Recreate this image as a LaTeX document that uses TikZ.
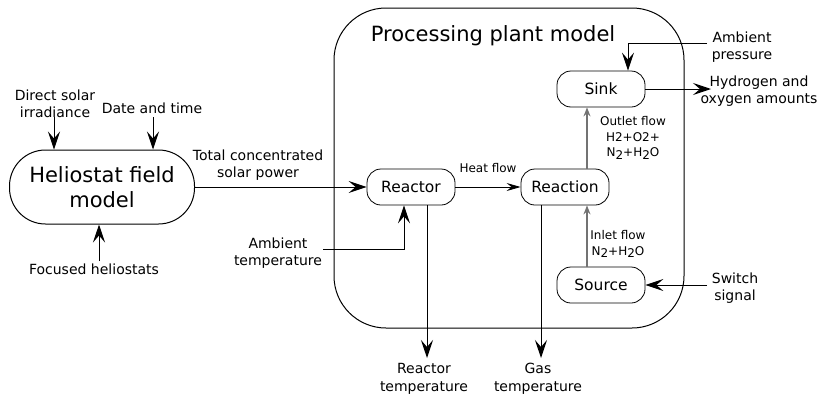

- - -

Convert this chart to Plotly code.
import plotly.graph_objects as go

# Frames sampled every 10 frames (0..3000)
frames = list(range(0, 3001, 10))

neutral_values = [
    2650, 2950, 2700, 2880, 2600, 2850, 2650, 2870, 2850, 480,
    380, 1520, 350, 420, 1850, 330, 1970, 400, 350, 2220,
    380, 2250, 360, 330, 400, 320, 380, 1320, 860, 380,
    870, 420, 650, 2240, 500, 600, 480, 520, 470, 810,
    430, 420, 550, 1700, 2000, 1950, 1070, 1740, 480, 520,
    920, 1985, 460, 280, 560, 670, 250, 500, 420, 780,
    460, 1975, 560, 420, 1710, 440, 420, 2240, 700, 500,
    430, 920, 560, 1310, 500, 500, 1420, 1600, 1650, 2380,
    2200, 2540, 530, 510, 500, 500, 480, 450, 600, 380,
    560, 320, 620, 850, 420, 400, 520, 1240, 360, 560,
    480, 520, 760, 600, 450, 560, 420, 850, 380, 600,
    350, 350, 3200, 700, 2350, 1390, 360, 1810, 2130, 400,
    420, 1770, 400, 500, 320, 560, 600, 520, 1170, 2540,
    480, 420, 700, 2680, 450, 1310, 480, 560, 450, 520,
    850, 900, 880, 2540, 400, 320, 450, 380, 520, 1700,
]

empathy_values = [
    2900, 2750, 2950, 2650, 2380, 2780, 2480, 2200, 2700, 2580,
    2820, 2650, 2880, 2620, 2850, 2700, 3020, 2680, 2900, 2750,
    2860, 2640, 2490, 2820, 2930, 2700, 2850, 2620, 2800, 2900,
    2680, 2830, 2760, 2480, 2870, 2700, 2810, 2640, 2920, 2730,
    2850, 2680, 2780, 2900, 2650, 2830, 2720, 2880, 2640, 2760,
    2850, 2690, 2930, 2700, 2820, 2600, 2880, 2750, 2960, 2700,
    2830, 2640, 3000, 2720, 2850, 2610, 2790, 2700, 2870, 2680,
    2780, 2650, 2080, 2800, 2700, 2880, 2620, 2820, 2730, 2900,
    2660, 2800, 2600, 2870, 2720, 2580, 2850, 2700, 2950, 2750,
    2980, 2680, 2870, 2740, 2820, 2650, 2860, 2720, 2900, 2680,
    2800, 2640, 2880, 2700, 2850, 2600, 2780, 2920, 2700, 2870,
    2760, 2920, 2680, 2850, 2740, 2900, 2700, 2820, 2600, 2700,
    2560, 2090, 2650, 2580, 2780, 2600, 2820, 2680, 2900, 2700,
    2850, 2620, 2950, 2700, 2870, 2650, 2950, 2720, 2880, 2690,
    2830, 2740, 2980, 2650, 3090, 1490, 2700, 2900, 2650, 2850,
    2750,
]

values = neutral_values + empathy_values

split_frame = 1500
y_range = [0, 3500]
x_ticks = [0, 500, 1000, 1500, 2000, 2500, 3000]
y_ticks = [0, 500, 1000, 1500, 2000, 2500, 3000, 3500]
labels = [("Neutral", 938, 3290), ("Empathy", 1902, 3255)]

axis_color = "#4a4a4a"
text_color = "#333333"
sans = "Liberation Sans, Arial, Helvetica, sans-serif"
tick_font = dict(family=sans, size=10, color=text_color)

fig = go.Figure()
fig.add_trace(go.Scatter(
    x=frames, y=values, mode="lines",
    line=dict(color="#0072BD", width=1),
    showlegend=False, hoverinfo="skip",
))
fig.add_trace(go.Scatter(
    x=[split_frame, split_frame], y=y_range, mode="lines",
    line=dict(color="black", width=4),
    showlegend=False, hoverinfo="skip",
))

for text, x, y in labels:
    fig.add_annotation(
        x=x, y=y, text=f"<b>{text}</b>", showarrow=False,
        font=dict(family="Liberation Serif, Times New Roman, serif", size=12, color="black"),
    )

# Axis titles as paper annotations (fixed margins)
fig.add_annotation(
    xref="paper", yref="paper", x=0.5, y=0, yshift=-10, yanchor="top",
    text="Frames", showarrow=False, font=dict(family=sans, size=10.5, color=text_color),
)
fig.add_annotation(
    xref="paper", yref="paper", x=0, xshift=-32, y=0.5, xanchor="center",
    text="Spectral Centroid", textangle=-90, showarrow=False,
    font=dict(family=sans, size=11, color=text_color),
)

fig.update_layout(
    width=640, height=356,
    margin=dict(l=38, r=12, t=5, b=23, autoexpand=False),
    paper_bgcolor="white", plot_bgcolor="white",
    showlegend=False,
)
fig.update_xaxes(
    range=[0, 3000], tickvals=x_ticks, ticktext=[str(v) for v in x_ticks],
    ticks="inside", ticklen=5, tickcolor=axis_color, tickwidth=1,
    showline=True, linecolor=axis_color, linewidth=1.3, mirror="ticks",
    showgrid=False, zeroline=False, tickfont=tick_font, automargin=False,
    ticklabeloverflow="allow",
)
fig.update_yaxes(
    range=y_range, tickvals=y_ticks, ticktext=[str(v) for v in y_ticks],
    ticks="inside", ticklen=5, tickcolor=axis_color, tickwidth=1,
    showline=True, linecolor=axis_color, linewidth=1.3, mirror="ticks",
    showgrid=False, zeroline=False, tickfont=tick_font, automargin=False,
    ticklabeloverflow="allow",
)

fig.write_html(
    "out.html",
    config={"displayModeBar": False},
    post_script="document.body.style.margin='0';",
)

- - -

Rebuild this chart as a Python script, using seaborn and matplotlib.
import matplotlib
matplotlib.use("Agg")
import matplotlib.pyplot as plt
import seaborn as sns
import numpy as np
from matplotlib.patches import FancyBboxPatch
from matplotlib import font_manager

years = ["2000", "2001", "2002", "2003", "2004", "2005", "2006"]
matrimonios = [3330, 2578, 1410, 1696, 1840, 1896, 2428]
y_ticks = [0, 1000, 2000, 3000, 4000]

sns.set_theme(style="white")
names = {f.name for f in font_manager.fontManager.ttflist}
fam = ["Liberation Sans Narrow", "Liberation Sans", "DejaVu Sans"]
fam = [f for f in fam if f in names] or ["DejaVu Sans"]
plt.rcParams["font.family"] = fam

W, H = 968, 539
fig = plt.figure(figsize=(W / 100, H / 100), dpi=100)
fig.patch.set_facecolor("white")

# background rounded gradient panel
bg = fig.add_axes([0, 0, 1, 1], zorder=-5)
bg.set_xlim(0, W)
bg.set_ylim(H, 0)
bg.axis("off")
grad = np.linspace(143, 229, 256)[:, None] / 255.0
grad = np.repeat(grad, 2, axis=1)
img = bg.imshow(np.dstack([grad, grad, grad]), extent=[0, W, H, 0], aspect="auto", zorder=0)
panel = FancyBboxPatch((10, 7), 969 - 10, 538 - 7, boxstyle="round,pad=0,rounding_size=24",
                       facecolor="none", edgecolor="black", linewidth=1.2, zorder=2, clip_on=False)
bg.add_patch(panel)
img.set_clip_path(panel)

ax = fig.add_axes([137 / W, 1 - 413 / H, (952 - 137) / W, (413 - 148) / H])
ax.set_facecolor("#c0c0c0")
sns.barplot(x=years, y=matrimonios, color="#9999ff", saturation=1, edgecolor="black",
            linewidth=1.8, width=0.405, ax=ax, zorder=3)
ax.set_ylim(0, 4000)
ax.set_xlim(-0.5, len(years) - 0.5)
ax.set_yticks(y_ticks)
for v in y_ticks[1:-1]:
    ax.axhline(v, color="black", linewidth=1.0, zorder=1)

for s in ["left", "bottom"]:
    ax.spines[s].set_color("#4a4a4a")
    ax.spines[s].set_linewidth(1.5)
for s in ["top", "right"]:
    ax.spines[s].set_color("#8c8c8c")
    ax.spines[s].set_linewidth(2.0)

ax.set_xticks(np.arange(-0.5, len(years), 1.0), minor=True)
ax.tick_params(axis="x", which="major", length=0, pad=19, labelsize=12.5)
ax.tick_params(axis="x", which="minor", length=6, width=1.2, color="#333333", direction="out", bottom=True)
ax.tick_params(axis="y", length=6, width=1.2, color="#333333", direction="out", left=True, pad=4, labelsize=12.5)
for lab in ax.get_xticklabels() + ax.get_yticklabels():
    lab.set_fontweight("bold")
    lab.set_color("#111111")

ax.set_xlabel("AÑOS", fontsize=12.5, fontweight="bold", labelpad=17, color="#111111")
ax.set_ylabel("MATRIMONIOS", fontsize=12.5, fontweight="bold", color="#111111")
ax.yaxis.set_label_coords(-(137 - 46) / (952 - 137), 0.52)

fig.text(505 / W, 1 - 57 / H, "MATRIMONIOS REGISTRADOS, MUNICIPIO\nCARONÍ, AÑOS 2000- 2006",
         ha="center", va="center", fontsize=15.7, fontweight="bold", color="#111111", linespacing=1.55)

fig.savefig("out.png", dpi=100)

- - -

WRITTEN PROBLEM: Both the line with "Convert this chart to Plotly code." and the line with "frames = list(range(0, 3001, 10))" belong in the extract, along with every line between them; set down those lines exactly and only.

CORRECT RESULT:
Convert this chart to Plotly code.
import plotly.graph_objects as go

# Frames sampled every 10 frames (0..3000)
frames = list(range(0, 3001, 10))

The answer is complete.